### Prompt
Output each entry below as it stands, leaving out every picture.

### Data in this exercise
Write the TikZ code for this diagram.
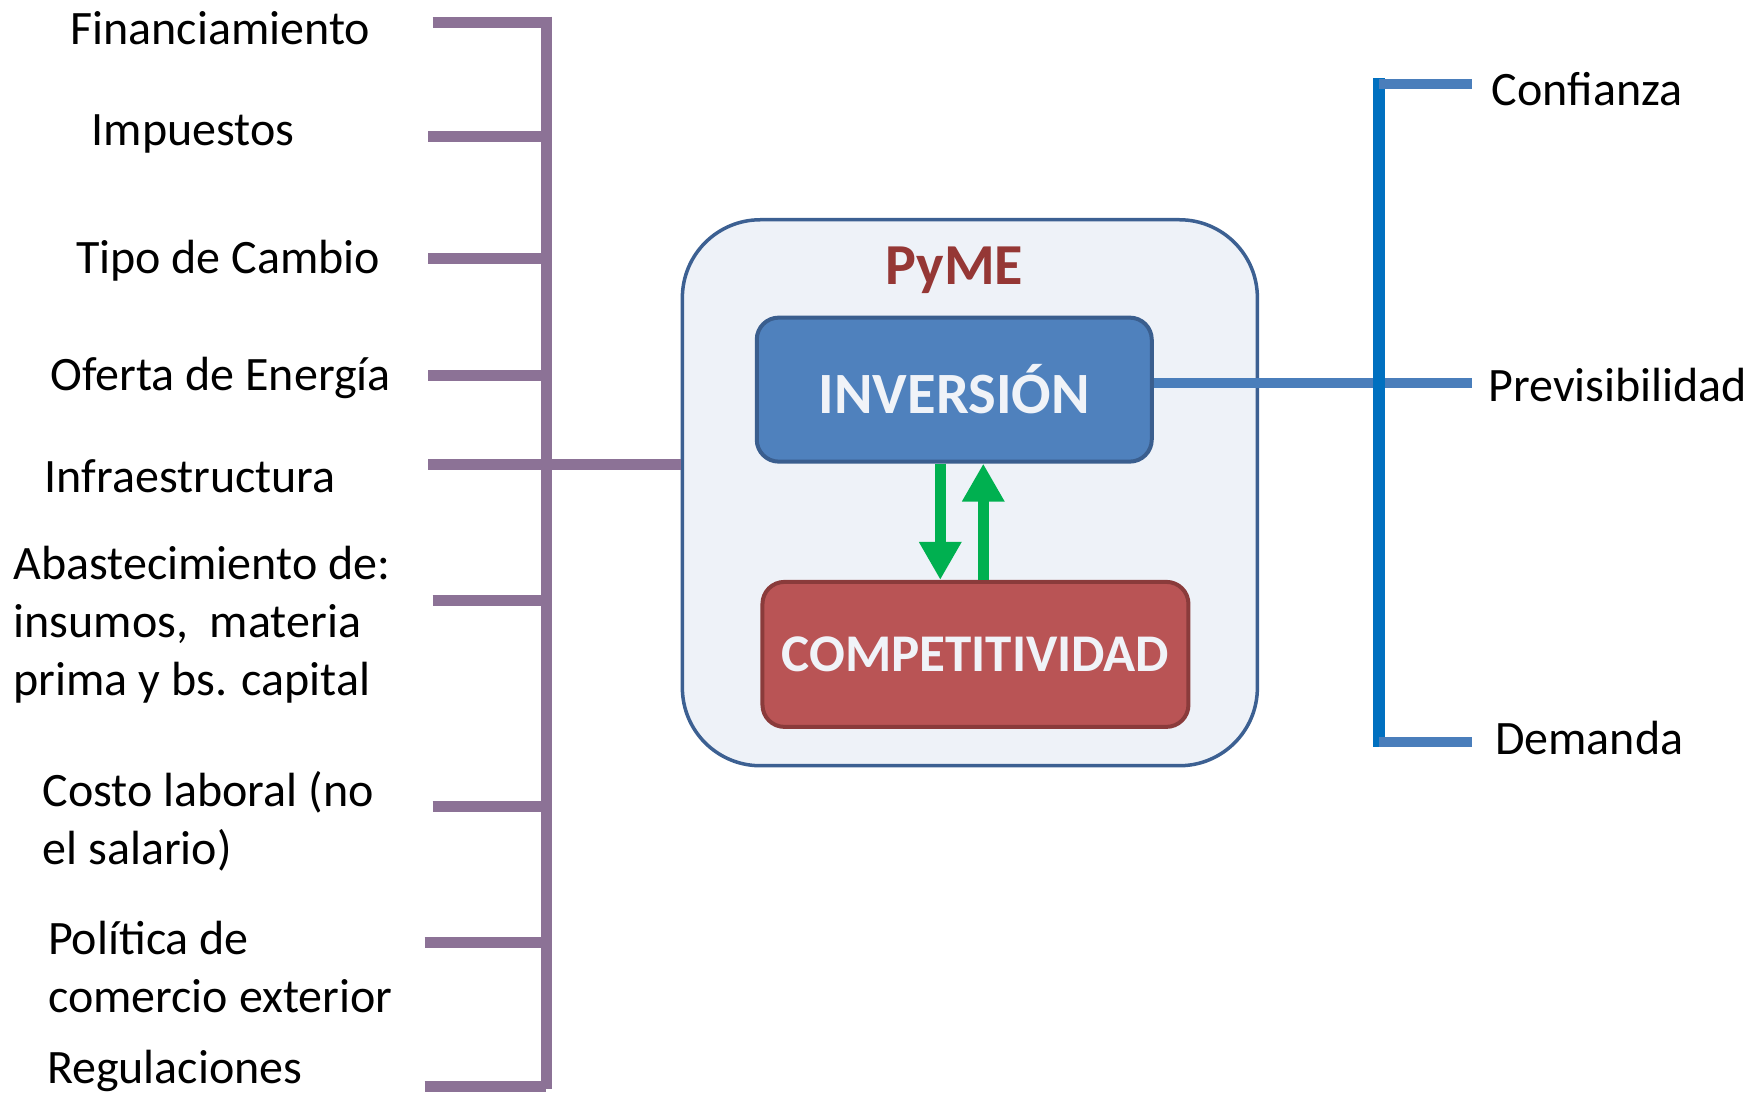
\documentclass[tikz,border=0pt]{standalone}
\usepackage{fontspec}
\setmainfont{Carlito}
\usetikzlibrary{arrows.meta,positioning}

\definecolor{lila}{RGB}{140,114,150}
\definecolor{azulcaja}{RGB}{79,129,189}
\definecolor{azulborde}{RGB}{58,94,142}
\definecolor{rojocaja}{RGB}{185,84,85}
\definecolor{rojoborde}{RGB}{138,59,59}
\definecolor{fondo}{RGB}{238,242,248}
\definecolor{marco}{RGB}{60,96,146}
\definecolor{verde}{RGB}{0,176,80}
\definecolor{granate}{RGB}{149,55,53}
\definecolor{azuleje}{RGB}{0,112,192}
\definecolor{azulrama}{RGB}{74,126,187}
\definecolor{blanco}{RGB}{240,243,248}

\tikzset{
  etiqueta/.style={anchor=west, inner sep=0pt, align=left, font=\fontsize{48}{58}\selectfont},
  ramaizq/.style={draw=lila, line width=11pt},
  ramader/.style={draw=azulrama, line width=10pt},
  ejeazul/.style={draw=azuleje, line width=12pt},
  caja/.style={rounded corners=22pt, line width=4pt, text=blanco},
  flecha/.style={draw=verde, line width=11pt, -{Triangle[width=40pt,length=38pt]}}
}

\begin{document}
\begin{tikzpicture}[x=1.1148pt,y=-1.1148pt]
\useasboundingbox (0,0) rectangle (1568,982);

\node[draw=marco, fill=fondo, line width=3.5pt, rounded corners=78pt,
  minimum width=575pt, minimum height=546pt] (pyme) at (870,442) {};
\node[text=granate, font=\fontsize{58}{60}\selectfont\bfseries] (tit) at (856,242) {PyME};
\node[caja, draw=azulborde, fill=azulcaja, minimum width=395pt, minimum height=144pt,
  font=\fontsize{58.5}{60}\selectfont\bfseries] (inv) at (856,349.5) {INVERSIÓN};
\node[caja, draw=rojoborde, fill=rojocaja, minimum width=426pt, minimum height=145pt,
  font=\fontsize{53}{60}\selectfont\bfseries] (comp) at (875,587) {COMPETITIVIDAD};

\draw[flecha] ([xshift=-14pt]inv.south) -- ([xshift=-14pt]inv.south |- comp.north);
\draw[flecha] ([xshift=29pt]inv.south |- comp.north) -- ([xshift=29pt]inv.south);

\node[etiqueta] (l1) at (63,25) {Financiamiento};
\node[etiqueta] (l2) at (82,120) {Impuestos};
\node[etiqueta] (l3) at (68,234) {Tipo de Cambio};
\node[etiqueta] (l4) at (45,339) {Oferta de Energía};
\node[etiqueta] (l5) at (40,427) {Infraestructura};
\node[etiqueta] (l6) at (12,560) {Abastecimiento de:\\insumos,\ \ materia\\prima y bs. capital};
\node[etiqueta] (l7) at (38,737) {Costo laboral (no\\el salario)};
\node[etiqueta] (l8) at (43,867) {Política de\\comercio exterior};
\node[etiqueta] (l9) at (42,961) {Regulaciones};

\coordinate (ejesup) at (490,15);
\coordinate (ejeinf) at (490,977);
\coordinate (f1) at (388,20);
\coordinate (f2) at (384,122);
\coordinate (f3) at (384,232);
\coordinate (f4) at (384,337);
\coordinate (f5) at (384,417);
\coordinate (f6) at (388,539);
\coordinate (f7) at (388,723);
\coordinate (f8) at (381,845);
\coordinate (f9) at (381,975);

\draw[ramaizq] (ejesup) -- (ejeinf);
\draw[ramaizq] (f1) -- (f1 -| ejesup);
\draw[ramaizq] (f2) -- (f2 -| ejesup);
\draw[ramaizq] (f3) -- (f3 -| ejesup);
\draw[ramaizq] (f4) -- (f4 -| ejesup);
\draw[ramaizq] (f5) -- (f5 -| pyme.west);
\draw[ramaizq] (f6) -- (f6 -| ejesup);
\draw[ramaizq] (f7) -- (f7 -| ejesup);
\draw[ramaizq] (f8) -- (f8 -| ejesup);
\draw[ramaizq] (f9) -- (f9 -| ejesup);

\node[etiqueta] (r1) at (1338,80) {Confianza};
\node[etiqueta] (r2) at (1335,345) {Previsibilidad};
\node[etiqueta] (r3) at (1341,662) {Demanda};

\coordinate (dsup) at (1237,70);
\coordinate (dinf) at (1237,670);
\coordinate (d1) at (1320,75);
\coordinate (d2) at (1320,344);
\coordinate (d3) at (1320,666);

\draw[ramader] (inv.east |- d2) -- (d2);
\draw[ejeazul] (dsup) -- (dinf);
\draw[ramader] (d1 -| dsup) -- (d1);
\draw[ramader] (d3 -| dsup) -- (d3);
\end{tikzpicture}
\end{document}
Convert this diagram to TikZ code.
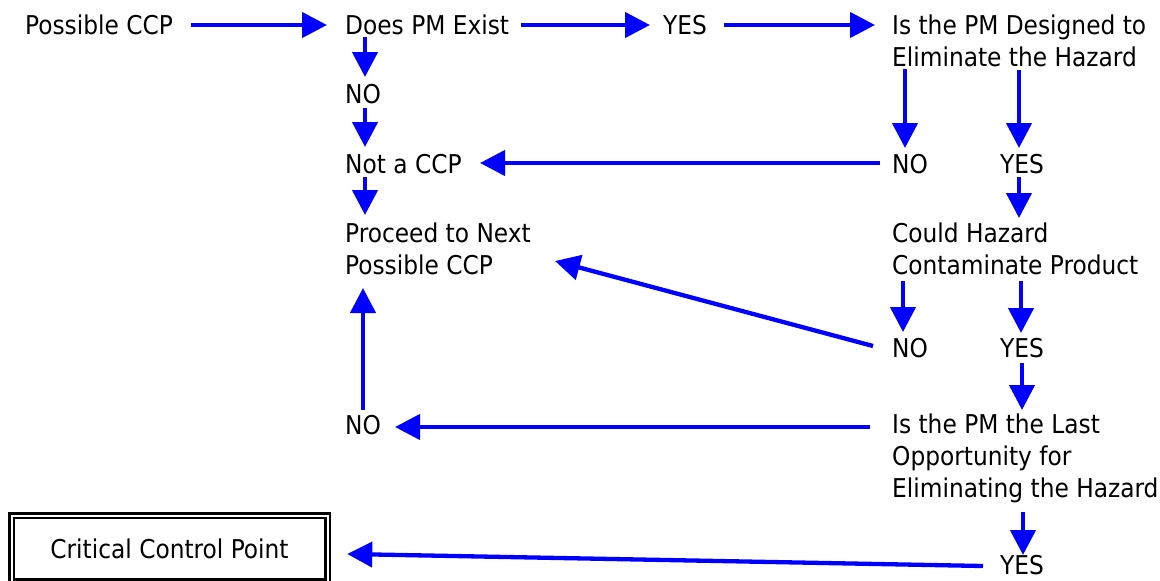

### Reply to the exercise
Write the TikZ code for this diagram.
\documentclass[tikz,border=0pt]{standalone}
\usepackage{fontspec}
\setmainfont{Carlito}
\usetikzlibrary{arrows.meta,positioning}

\definecolor{lila}{RGB}{140,114,150}
\definecolor{azulcaja}{RGB}{79,129,189}
\definecolor{azulborde}{RGB}{58,94,142}
\definecolor{rojocaja}{RGB}{185,84,85}
\definecolor{rojoborde}{RGB}{138,59,59}
\definecolor{fondo}{RGB}{238,242,248}
\definecolor{marco}{RGB}{60,96,146}
\definecolor{verde}{RGB}{0,176,80}
\definecolor{granate}{RGB}{149,55,53}
\definecolor{azuleje}{RGB}{0,112,192}
\definecolor{azulrama}{RGB}{74,126,187}
\definecolor{blanco}{RGB}{240,243,248}

\tikzset{
  etiqueta/.style={anchor=west, inner sep=0pt, align=left, font=\fontsize{48}{58}\selectfont},
  ramaizq/.style={draw=lila, line width=11pt},
  ramader/.style={draw=azulrama, line width=10pt},
  ejeazul/.style={draw=azuleje, line width=12pt},
  caja/.style={rounded corners=22pt, line width=4pt, text=blanco},
  flecha/.style={draw=verde, line width=11pt, -{Triangle[width=40pt,length=38pt]}}
}

\begin{document}
\begin{tikzpicture}[x=1.1148pt,y=-1.1148pt]
\useasboundingbox (0,0) rectangle (1568,982);

\node[draw=marco, fill=fondo, line width=3.5pt, rounded corners=78pt,
  minimum width=575pt, minimum height=546pt] (pyme) at (870,442) {};
\node[text=granate, font=\fontsize{58}{60}\selectfont\bfseries] (tit) at (856,242) {PyME};
\node[caja, draw=azulborde, fill=azulcaja, minimum width=395pt, minimum height=144pt,
  font=\fontsize{58.5}{60}\selectfont\bfseries] (inv) at (856,349.5) {INVERSIÓN};
\node[caja, draw=rojoborde, fill=rojocaja, minimum width=426pt, minimum height=145pt,
  font=\fontsize{53}{60}\selectfont\bfseries] (comp) at (875,587) {COMPETITIVIDAD};

\draw[flecha] ([xshift=-14pt]inv.south) -- ([xshift=-14pt]inv.south |- comp.north);
\draw[flecha] ([xshift=29pt]inv.south |- comp.north) -- ([xshift=29pt]inv.south);

\node[etiqueta] (l1) at (63,25) {Financiamiento};
\node[etiqueta] (l2) at (82,120) {Impuestos};
\node[etiqueta] (l3) at (68,234) {Tipo de Cambio};
\node[etiqueta] (l4) at (45,339) {Oferta de Energía};
\node[etiqueta] (l5) at (40,427) {Infraestructura};
\node[etiqueta] (l6) at (12,560) {Abastecimiento de:\\insumos,\ \ materia\\prima y bs. capital};
\node[etiqueta] (l7) at (38,737) {Costo laboral (no\\el salario)};
\node[etiqueta] (l8) at (43,867) {Política de\\comercio exterior};
\node[etiqueta] (l9) at (42,961) {Regulaciones};

\coordinate (ejesup) at (490,15);
\coordinate (ejeinf) at (490,977);
\coordinate (f1) at (388,20);
\coordinate (f2) at (384,122);
\coordinate (f3) at (384,232);
\coordinate (f4) at (384,337);
\coordinate (f5) at (384,417);
\coordinate (f6) at (388,539);
\coordinate (f7) at (388,723);
\coordinate (f8) at (381,845);
\coordinate (f9) at (381,975);

\draw[ramaizq] (ejesup) -- (ejeinf);
\draw[ramaizq] (f1) -- (f1 -| ejesup);
\draw[ramaizq] (f2) -- (f2 -| ejesup);
\draw[ramaizq] (f3) -- (f3 -| ejesup);
\draw[ramaizq] (f4) -- (f4 -| ejesup);
\draw[ramaizq] (f5) -- (f5 -| pyme.west);
\draw[ramaizq] (f6) -- (f6 -| ejesup);
\draw[ramaizq] (f7) -- (f7 -| ejesup);
\draw[ramaizq] (f8) -- (f8 -| ejesup);
\draw[ramaizq] (f9) -- (f9 -| ejesup);

\node[etiqueta] (r1) at (1338,80) {Confianza};
\node[etiqueta] (r2) at (1335,345) {Previsibilidad};
\node[etiqueta] (r3) at (1341,662) {Demanda};

\coordinate (dsup) at (1237,70);
\coordinate (dinf) at (1237,670);
\coordinate (d1) at (1320,75);
\coordinate (d2) at (1320,344);
\coordinate (d3) at (1320,666);

\draw[ramader] (inv.east |- d2) -- (d2);
\draw[ejeazul] (dsup) -- (dinf);
\draw[ramader] (d1 -| dsup) -- (d1);
\draw[ramader] (d3 -| dsup) -- (d3);
\end{tikzpicture}
\end{document}
Convert this diagram to TikZ code.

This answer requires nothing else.